%%

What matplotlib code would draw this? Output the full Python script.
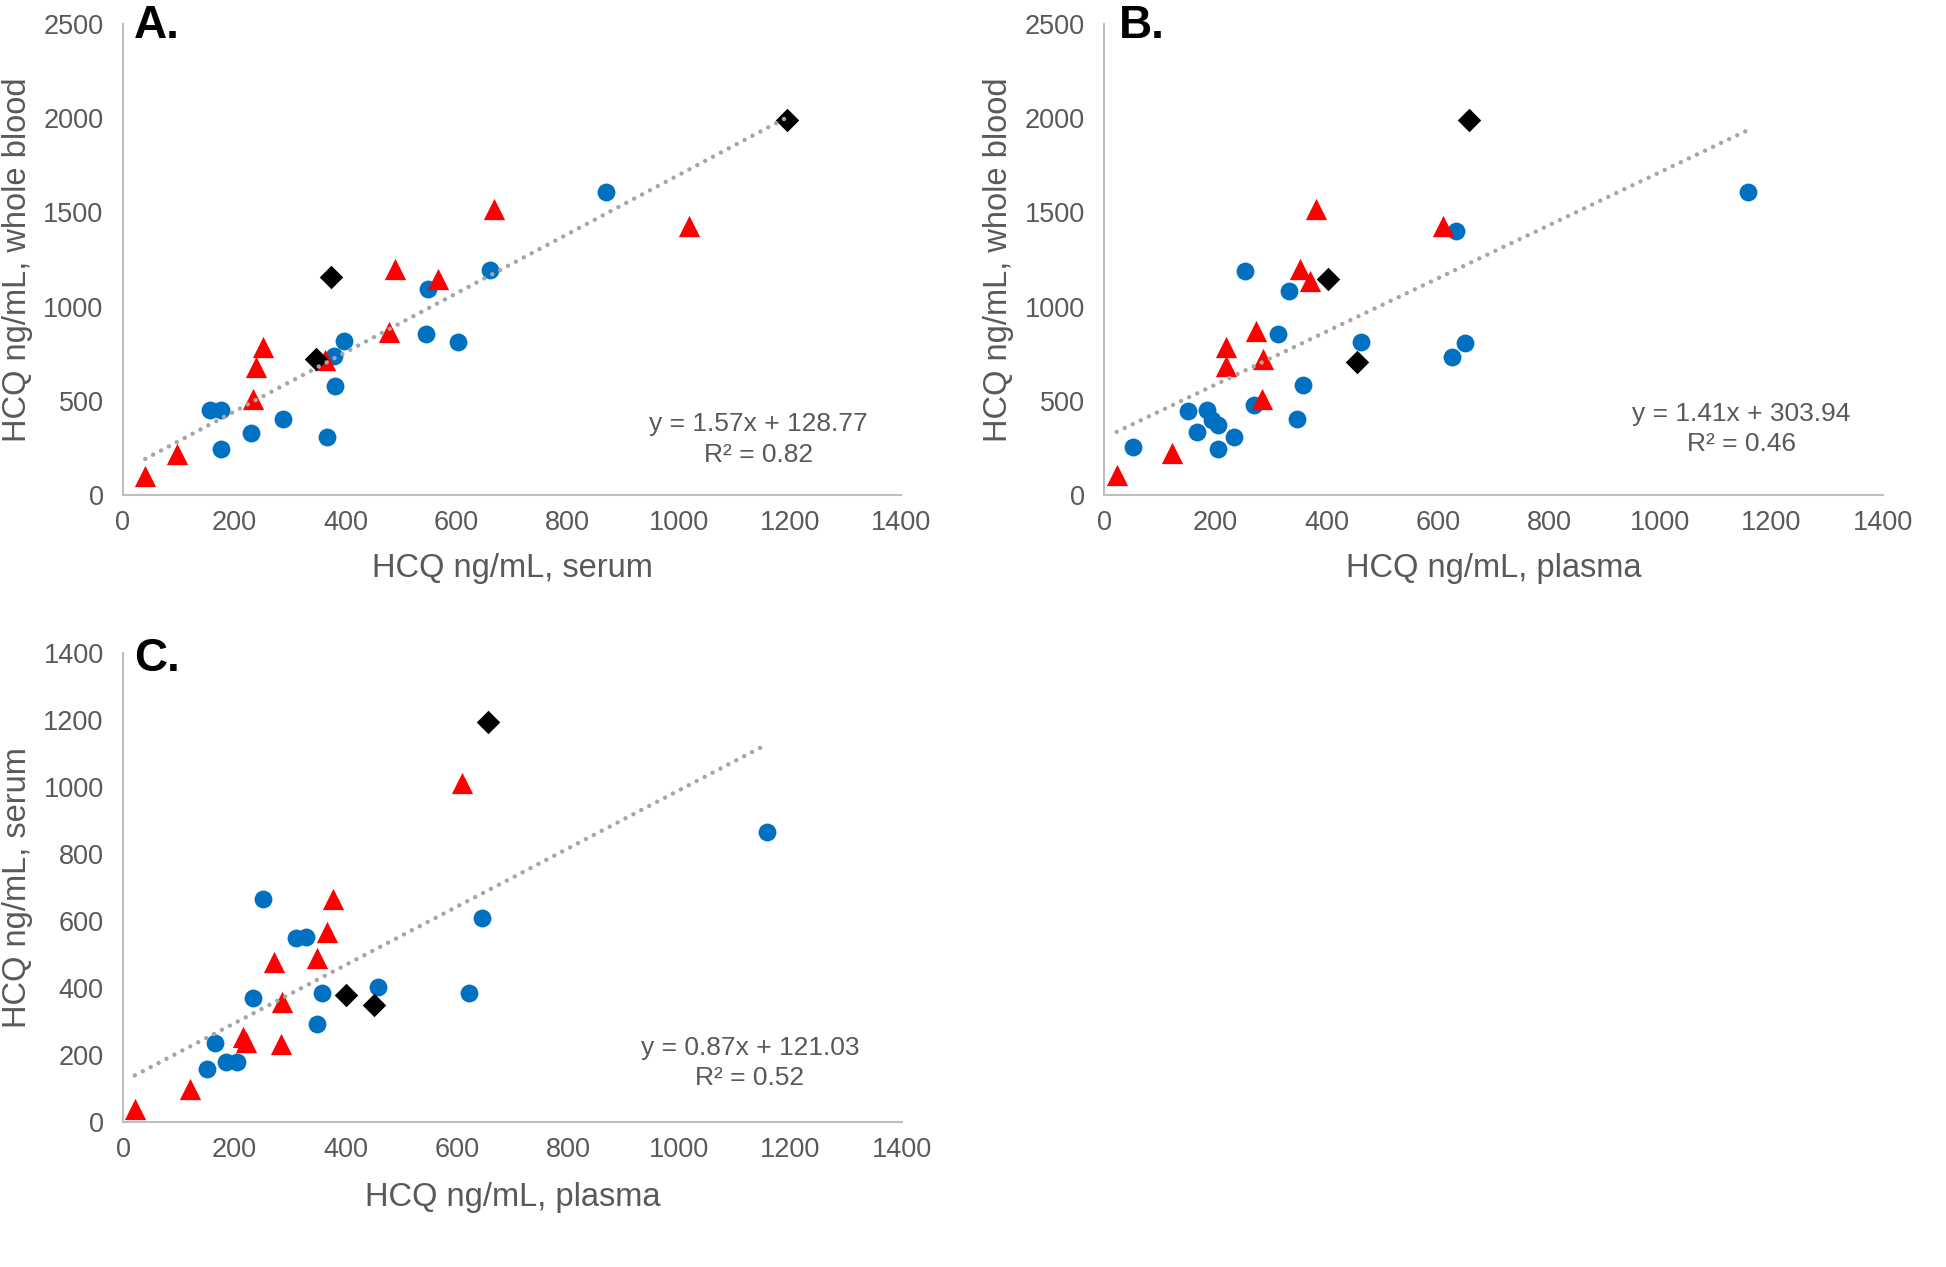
import numpy as np
import matplotlib
matplotlib.use("Agg")
import matplotlib.pyplot as plt

plt.rcParams['font.family'] = ['Liberation Sans', 'DejaVu Sans']

# ---------------- DATA ----------------
# A. serum (x) vs whole blood (y)
a_blue_x = [156, 176, 177, 231, 288, 367, 382, 380, 398, 545, 602, 548, 660, 868]
a_blue_y = [451, 451, 242, 331, 401, 309, 580, 739, 819, 854, 813, 1093, 1194, 1607]
a_red_x = [40, 98, 233, 239, 252, 363, 478, 490, 567, 667, 1018]
a_red_y = [100, 216, 508, 681, 787, 716, 866, 1199, 1144, 1519, 1427]
a_blk_x = [347, 374, 1195]
a_blk_y = [720, 1155, 1992]

# B. plasma (x) vs whole blood (y)
b_blue_x = [52, 151, 166, 185, 193, 205, 204, 233, 269, 312, 347, 358, 253, 332, 461, 626, 649, 633, 1158]
b_blue_y = [253, 447, 333, 451, 398, 371, 244, 309, 477, 854, 403, 584, 1188, 1085, 810, 733, 804, 1402, 1606]
b_red_x = [22, 122, 218, 218, 283, 286, 273, 351, 369, 380, 609]
b_red_y = [106, 221, 684, 787, 508, 720, 872, 1198, 1133, 1519, 1427]
b_blk_x = [402, 455, 655]
b_blk_y = [1147, 708, 1992]

# C. plasma (x) vs serum (y)
c_blue_x = [150, 166, 185, 204, 233, 251, 311, 329, 348, 358, 458, 622, 645, 1158]
c_blue_y = [158, 235, 178, 178, 371, 665, 550, 553, 292, 386, 402, 384, 608, 865]
c_red_x = [21, 121, 216, 221, 284, 285, 271, 348, 367, 378, 610]
c_red_y = [38, 98, 253, 240, 233, 359, 478, 489, 568, 665, 1012]
c_blk_x = [400, 452, 656]
c_blk_y = [379, 349, 1195]

# linear fits printed on the chart
slopes = [1.57, 1.41, 0.87]
intercepts = [128.77, 303.94, 121.03]
r2_values = [0.82, 0.46, 0.52]

panel_letters = ['A.', 'B.', 'C.']
x_labels = ['HCQ ng/mL, serum', 'HCQ ng/mL, plasma', 'HCQ ng/mL, plasma']
y_labels = ['HCQ ng/mL, whole blood', 'HCQ ng/mL, whole blood', 'HCQ ng/mL, serum']

BLUE = '#0070C0'
RED = '#FF0000'
GREY_TXT = '#595959'
GREY_AX = '#BFBFBF'
GREY_LINE = '#A6A6A6'


def draw_panel(ax, blue, red, blk, k, ymax, ystep, eq_pos):
    ax.scatter(blue[0], blue[1], s=165, marker='o', color=BLUE, linewidths=0, zorder=3)
    ax.scatter(red[0], red[1], s=235, marker='^', color=RED, linewidths=0, zorder=3)
    ax.scatter(blk[0], blk[1], s=143, marker='D', color='black', linewidths=0, zorder=4)

    # trend line over the data range
    all_x = np.array(blue[0] + red[0] + blk[0])
    xs = np.linspace(all_x.min(), all_x.max(), 50)
    ax.plot(xs, slopes[k] * xs + intercepts[k], color=GREY_LINE, lw=3.2,
            linestyle=(0, (0.01, 2.0)), dash_capstyle='round', zorder=5)

    ax.set_xlim(0, 1400)
    ax.set_ylim(0, ymax)
    ax.set_xticks(np.arange(0, 1401, 200))
    ax.set_yticks(np.arange(0, ymax + 1, ystep))
    ax.tick_params(length=0, labelsize=19.5, colors=GREY_TXT)
    ax.tick_params(axis='y', pad=14)
    ax.tick_params(axis='x', pad=11)
    for s in ['top', 'right']:
        ax.spines[s].set_visible(False)
    for s in ['left', 'bottom']:
        ax.spines[s].set_color(GREY_AX)
        ax.spines[s].set_linewidth(1.5)

    ax.set_xlabel(x_labels[k], fontsize=23.5, color=GREY_TXT)
    ax.set_ylabel(y_labels[k], fontsize=23.5, color=GREY_TXT)
    ax.xaxis.label.set_va('center')
    ax.yaxis.label.set_va('center')
    ax.xaxis.set_label_coords(0.5, eq_pos[3])
    ax.yaxis.set_label_coords(-0.136, 0.5)

    ax.text(eq_pos[0], eq_pos[1], f"y = {slopes[k]:.2f}x + {intercepts[k]:.2f}",
            transform=ax.transAxes, ha='center', va='center', fontsize=19, color=GREY_TXT)
    ax.text(eq_pos[0], eq_pos[2], f"R² = {r2_values[k]:.2f}",
            transform=ax.transAxes, ha='center', va='center', fontsize=19, color=GREY_TXT)

    ax.text(eq_pos[4], eq_pos[5], panel_letters[k], transform=ax.transAxes,
            ha='left', va='top', fontsize=33, fontweight='bold', color='black')


fig = plt.figure(figsize=(19.46, 12.67), dpi=100)
ax_a = fig.add_axes([0.0632, 0.6093, 0.4, 0.3719])
ax_b = fig.add_axes([0.5675, 0.6093, 0.4, 0.3719])
ax_c = fig.add_axes([0.0633, 0.1144, 0.4, 0.370])

draw_panel(ax_a, (a_blue_x, a_blue_y), (a_red_x, a_red_y), (a_blk_x, a_blk_y), 0,
           2500, 500, (0.816, 0.150, 0.084, -0.155, 0.014, 1.042))
draw_panel(ax_b, (b_blue_x, b_blue_y), (b_red_x, b_red_y), (b_blk_x, b_blk_y), 1,
           2500, 500, (0.818, 0.171, 0.108, -0.155, 0.019, 1.042))
draw_panel(ax_c, (c_blue_x, c_blue_y), (c_red_x, c_red_y), (c_blk_x, c_blk_y), 2,
           1400, 200, (0.805, 0.159, 0.095, -0.161, 0.014, 1.034))

fig.savefig('out.png', dpi=100, facecolor='white')
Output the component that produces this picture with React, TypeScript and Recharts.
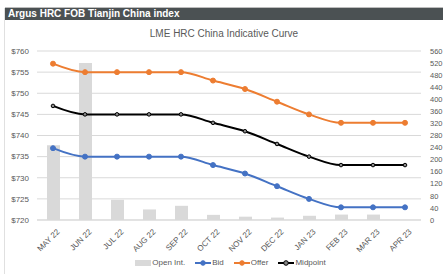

%%

▶ What you should do:
Your task is to transcribe all of the records precisely, with no images included.

▶ Exercise response:
What matplotlib code would draw this? Output the full Python script.
import numpy as np
import matplotlib
matplotlib.use("Agg")
import matplotlib.pyplot as plt

plt.rcParams['font.family'] = ['Liberation Sans', 'DejaVu Sans']

# ---------------- DATA ----------------
# A. serum (x) vs whole blood (y)
a_blue_x = [156, 176, 177, 231, 288, 367, 382, 380, 398, 545, 602, 548, 660, 868]
a_blue_y = [451, 451, 242, 331, 401, 309, 580, 739, 819, 854, 813, 1093, 1194, 1607]
a_red_x = [40, 98, 233, 239, 252, 363, 478, 490, 567, 667, 1018]
a_red_y = [100, 216, 508, 681, 787, 716, 866, 1199, 1144, 1519, 1427]
a_blk_x = [347, 374, 1195]
a_blk_y = [720, 1155, 1992]

# B. plasma (x) vs whole blood (y)
b_blue_x = [52, 151, 166, 185, 193, 205, 204, 233, 269, 312, 347, 358, 253, 332, 461, 626, 649, 633, 1158]
b_blue_y = [253, 447, 333, 451, 398, 371, 244, 309, 477, 854, 403, 584, 1188, 1085, 810, 733, 804, 1402, 1606]
b_red_x = [22, 122, 218, 218, 283, 286, 273, 351, 369, 380, 609]
b_red_y = [106, 221, 684, 787, 508, 720, 872, 1198, 1133, 1519, 1427]
b_blk_x = [402, 455, 655]
b_blk_y = [1147, 708, 1992]

# C. plasma (x) vs serum (y)
c_blue_x = [150, 166, 185, 204, 233, 251, 311, 329, 348, 358, 458, 622, 645, 1158]
c_blue_y = [158, 235, 178, 178, 371, 665, 550, 553, 292, 386, 402, 384, 608, 865]
c_red_x = [21, 121, 216, 221, 284, 285, 271, 348, 367, 378, 610]
c_red_y = [38, 98, 253, 240, 233, 359, 478, 489, 568, 665, 1012]
c_blk_x = [400, 452, 656]
c_blk_y = [379, 349, 1195]

# linear fits printed on the chart
slopes = [1.57, 1.41, 0.87]
intercepts = [128.77, 303.94, 121.03]
r2_values = [0.82, 0.46, 0.52]

panel_letters = ['A.', 'B.', 'C.']
x_labels = ['HCQ ng/mL, serum', 'HCQ ng/mL, plasma', 'HCQ ng/mL, plasma']
y_labels = ['HCQ ng/mL, whole blood', 'HCQ ng/mL, whole blood', 'HCQ ng/mL, serum']

BLUE = '#0070C0'
RED = '#FF0000'
GREY_TXT = '#595959'
GREY_AX = '#BFBFBF'
GREY_LINE = '#A6A6A6'


def draw_panel(ax, blue, red, blk, k, ymax, ystep, eq_pos):
    ax.scatter(blue[0], blue[1], s=165, marker='o', color=BLUE, linewidths=0, zorder=3)
    ax.scatter(red[0], red[1], s=235, marker='^', color=RED, linewidths=0, zorder=3)
    ax.scatter(blk[0], blk[1], s=143, marker='D', color='black', linewidths=0, zorder=4)

    # trend line over the data range
    all_x = np.array(blue[0] + red[0] + blk[0])
    xs = np.linspace(all_x.min(), all_x.max(), 50)
    ax.plot(xs, slopes[k] * xs + intercepts[k], color=GREY_LINE, lw=3.2,
            linestyle=(0, (0.01, 2.0)), dash_capstyle='round', zorder=5)

    ax.set_xlim(0, 1400)
    ax.set_ylim(0, ymax)
    ax.set_xticks(np.arange(0, 1401, 200))
    ax.set_yticks(np.arange(0, ymax + 1, ystep))
    ax.tick_params(length=0, labelsize=19.5, colors=GREY_TXT)
    ax.tick_params(axis='y', pad=14)
    ax.tick_params(axis='x', pad=11)
    for s in ['top', 'right']:
        ax.spines[s].set_visible(False)
    for s in ['left', 'bottom']:
        ax.spines[s].set_color(GREY_AX)
        ax.spines[s].set_linewidth(1.5)

    ax.set_xlabel(x_labels[k], fontsize=23.5, color=GREY_TXT)
    ax.set_ylabel(y_labels[k], fontsize=23.5, color=GREY_TXT)
    ax.xaxis.label.set_va('center')
    ax.yaxis.label.set_va('center')
    ax.xaxis.set_label_coords(0.5, eq_pos[3])
    ax.yaxis.set_label_coords(-0.136, 0.5)

    ax.text(eq_pos[0], eq_pos[1], f"y = {slopes[k]:.2f}x + {intercepts[k]:.2f}",
            transform=ax.transAxes, ha='center', va='center', fontsize=19, color=GREY_TXT)
    ax.text(eq_pos[0], eq_pos[2], f"R² = {r2_values[k]:.2f}",
            transform=ax.transAxes, ha='center', va='center', fontsize=19, color=GREY_TXT)

    ax.text(eq_pos[4], eq_pos[5], panel_letters[k], transform=ax.transAxes,
            ha='left', va='top', fontsize=33, fontweight='bold', color='black')


fig = plt.figure(figsize=(19.46, 12.67), dpi=100)
ax_a = fig.add_axes([0.0632, 0.6093, 0.4, 0.3719])
ax_b = fig.add_axes([0.5675, 0.6093, 0.4, 0.3719])
ax_c = fig.add_axes([0.0633, 0.1144, 0.4, 0.370])

draw_panel(ax_a, (a_blue_x, a_blue_y), (a_red_x, a_red_y), (a_blk_x, a_blk_y), 0,
           2500, 500, (0.816, 0.150, 0.084, -0.155, 0.014, 1.042))
draw_panel(ax_b, (b_blue_x, b_blue_y), (b_red_x, b_red_y), (b_blk_x, b_blk_y), 1,
           2500, 500, (0.818, 0.171, 0.108, -0.155, 0.019, 1.042))
draw_panel(ax_c, (c_blue_x, c_blue_y), (c_red_x, c_red_y), (c_blk_x, c_blk_y), 2,
           1400, 200, (0.805, 0.159, 0.095, -0.161, 0.014, 1.034))

fig.savefig('out.png', dpi=100, facecolor='white')
Output the component that produces this picture with React, TypeScript and Recharts.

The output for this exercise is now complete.